[Short exercise] Scan the lines below for "What"; report the number of lines that contain it, and only that.

※ ※ ※

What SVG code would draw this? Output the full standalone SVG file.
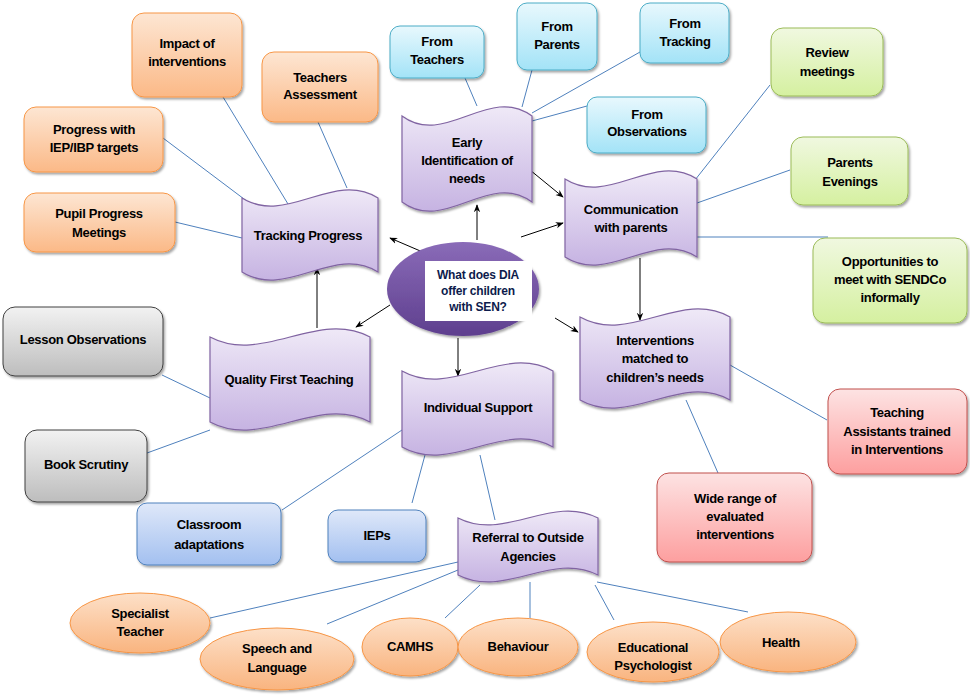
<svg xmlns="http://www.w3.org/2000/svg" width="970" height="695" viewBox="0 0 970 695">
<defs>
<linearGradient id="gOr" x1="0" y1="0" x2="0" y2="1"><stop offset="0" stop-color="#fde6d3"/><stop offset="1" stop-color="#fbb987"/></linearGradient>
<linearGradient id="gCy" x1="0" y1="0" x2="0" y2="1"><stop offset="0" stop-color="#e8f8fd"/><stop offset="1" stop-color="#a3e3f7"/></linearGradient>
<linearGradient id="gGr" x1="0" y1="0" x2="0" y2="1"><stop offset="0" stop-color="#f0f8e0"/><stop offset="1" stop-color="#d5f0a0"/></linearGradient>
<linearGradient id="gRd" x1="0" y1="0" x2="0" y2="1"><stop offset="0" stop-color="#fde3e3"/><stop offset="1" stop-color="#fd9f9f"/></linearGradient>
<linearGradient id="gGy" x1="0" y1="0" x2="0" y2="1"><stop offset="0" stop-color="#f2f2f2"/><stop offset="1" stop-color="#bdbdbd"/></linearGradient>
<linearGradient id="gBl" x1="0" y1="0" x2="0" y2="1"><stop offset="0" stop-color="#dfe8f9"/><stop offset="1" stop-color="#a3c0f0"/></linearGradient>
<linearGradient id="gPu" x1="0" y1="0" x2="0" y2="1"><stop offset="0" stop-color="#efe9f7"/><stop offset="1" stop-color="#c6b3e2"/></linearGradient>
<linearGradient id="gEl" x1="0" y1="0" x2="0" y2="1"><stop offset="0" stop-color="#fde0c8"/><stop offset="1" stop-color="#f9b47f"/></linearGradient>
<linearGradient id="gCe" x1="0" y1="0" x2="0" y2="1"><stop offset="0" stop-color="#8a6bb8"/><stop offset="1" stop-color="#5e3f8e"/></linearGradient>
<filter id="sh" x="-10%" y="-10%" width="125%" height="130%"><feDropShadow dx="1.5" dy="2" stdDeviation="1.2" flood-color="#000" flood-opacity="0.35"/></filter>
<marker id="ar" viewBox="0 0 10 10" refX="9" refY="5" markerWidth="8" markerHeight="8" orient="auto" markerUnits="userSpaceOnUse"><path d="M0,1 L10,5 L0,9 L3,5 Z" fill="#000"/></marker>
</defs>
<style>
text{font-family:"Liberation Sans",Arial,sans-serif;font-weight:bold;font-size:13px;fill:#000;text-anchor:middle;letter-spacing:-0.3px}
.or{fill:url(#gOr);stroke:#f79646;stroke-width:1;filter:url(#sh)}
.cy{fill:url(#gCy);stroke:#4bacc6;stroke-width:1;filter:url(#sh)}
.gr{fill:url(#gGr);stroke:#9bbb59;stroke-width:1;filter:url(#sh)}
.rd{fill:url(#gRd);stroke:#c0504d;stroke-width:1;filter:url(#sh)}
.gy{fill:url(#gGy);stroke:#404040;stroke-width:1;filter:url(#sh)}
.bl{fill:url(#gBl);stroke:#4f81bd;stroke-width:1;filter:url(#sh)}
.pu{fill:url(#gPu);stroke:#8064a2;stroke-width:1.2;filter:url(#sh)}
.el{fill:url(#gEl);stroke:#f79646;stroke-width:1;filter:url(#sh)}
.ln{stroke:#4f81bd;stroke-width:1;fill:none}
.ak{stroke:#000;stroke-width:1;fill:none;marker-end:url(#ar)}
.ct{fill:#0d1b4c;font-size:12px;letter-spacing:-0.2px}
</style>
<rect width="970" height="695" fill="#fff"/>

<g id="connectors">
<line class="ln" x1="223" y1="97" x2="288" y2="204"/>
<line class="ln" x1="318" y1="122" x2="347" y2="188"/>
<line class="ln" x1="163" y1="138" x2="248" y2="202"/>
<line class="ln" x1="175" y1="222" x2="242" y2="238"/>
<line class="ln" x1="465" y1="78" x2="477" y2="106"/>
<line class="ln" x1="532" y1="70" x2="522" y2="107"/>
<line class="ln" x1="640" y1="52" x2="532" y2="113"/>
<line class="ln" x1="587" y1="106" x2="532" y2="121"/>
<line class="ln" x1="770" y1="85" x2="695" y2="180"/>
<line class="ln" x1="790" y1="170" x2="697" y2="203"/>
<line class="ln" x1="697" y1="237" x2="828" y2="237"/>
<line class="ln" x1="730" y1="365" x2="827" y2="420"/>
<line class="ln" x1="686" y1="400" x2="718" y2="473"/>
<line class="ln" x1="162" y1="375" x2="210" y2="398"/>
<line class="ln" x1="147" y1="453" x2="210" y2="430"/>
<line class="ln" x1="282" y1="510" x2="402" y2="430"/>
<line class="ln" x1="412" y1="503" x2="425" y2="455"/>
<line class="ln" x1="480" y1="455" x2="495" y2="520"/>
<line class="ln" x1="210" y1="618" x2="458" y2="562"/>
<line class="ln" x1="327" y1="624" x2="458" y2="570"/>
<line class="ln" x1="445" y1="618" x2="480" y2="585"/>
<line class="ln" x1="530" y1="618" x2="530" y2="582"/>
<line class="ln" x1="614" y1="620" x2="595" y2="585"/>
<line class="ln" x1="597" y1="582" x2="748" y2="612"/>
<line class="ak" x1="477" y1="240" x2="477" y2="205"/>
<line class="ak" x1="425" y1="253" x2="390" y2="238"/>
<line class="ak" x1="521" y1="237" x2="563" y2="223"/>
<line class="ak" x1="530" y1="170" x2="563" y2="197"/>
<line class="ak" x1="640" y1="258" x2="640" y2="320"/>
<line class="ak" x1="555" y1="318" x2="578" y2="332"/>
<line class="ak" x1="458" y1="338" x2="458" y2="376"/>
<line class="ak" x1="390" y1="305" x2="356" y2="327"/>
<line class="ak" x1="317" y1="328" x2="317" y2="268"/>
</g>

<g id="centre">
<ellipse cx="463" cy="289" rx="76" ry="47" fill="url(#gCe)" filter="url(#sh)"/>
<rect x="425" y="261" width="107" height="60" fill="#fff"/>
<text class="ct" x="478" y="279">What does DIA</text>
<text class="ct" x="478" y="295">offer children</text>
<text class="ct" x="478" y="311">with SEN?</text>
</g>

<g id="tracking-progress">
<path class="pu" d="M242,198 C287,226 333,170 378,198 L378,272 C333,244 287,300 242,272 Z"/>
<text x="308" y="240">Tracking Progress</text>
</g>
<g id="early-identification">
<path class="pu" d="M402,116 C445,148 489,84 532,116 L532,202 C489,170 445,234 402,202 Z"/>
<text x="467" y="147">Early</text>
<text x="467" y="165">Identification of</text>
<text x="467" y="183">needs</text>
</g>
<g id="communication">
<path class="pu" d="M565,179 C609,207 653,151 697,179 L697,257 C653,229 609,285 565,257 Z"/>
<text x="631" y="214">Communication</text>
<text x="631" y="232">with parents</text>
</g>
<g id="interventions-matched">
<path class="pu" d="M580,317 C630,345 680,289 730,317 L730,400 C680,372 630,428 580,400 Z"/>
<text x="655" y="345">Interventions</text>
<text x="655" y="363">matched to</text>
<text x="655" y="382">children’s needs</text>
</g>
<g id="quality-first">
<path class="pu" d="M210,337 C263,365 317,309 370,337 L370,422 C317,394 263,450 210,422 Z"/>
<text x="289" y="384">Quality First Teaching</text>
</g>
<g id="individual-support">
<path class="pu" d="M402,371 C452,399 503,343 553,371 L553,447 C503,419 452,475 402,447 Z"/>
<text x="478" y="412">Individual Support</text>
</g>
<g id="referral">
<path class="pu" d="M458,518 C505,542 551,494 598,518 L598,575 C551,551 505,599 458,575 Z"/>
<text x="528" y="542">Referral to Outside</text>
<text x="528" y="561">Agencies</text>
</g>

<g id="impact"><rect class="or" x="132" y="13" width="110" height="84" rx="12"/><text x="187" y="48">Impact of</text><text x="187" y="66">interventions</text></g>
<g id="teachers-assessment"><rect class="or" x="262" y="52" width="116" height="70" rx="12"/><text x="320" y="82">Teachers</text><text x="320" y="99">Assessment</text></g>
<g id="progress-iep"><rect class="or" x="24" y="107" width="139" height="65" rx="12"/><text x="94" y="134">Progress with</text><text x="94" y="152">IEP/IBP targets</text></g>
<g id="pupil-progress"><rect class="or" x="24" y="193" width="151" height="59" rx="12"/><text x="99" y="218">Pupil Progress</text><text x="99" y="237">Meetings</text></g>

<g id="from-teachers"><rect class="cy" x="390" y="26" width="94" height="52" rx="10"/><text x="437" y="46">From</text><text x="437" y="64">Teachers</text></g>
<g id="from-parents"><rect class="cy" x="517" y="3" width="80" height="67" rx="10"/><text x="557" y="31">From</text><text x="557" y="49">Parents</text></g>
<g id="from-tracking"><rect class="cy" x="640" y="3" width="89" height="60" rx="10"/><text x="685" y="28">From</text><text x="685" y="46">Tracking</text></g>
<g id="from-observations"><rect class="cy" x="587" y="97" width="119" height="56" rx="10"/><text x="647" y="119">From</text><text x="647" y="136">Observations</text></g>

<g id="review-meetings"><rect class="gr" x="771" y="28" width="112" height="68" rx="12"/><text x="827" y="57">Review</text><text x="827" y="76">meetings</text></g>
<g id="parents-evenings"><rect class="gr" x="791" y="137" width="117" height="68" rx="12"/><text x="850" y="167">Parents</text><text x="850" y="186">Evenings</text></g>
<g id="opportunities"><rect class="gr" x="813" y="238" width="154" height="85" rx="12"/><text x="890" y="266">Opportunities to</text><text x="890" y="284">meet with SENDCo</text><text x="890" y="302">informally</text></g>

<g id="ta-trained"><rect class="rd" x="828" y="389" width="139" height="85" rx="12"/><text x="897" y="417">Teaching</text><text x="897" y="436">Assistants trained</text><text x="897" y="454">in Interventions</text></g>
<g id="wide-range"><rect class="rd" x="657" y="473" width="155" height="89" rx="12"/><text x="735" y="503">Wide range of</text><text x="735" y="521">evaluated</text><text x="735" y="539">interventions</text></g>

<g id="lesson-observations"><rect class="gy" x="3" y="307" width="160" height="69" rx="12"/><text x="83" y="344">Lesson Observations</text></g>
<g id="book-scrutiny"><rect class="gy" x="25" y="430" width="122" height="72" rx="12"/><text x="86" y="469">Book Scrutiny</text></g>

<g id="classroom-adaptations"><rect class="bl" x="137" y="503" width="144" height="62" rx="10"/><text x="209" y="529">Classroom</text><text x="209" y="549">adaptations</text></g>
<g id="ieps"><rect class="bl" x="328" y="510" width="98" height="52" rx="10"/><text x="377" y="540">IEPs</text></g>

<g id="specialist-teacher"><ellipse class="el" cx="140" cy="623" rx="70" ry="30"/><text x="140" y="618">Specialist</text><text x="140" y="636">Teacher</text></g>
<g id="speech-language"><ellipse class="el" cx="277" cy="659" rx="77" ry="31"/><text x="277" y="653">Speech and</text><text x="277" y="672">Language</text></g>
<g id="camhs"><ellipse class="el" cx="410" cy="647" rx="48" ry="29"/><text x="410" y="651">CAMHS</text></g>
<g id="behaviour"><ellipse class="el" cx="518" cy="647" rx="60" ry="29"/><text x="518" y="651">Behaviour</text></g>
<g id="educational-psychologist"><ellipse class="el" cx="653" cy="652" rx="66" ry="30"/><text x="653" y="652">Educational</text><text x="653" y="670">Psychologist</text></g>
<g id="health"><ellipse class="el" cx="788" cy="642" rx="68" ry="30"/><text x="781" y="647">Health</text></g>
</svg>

※ ※ ※

[Exercise solution] 2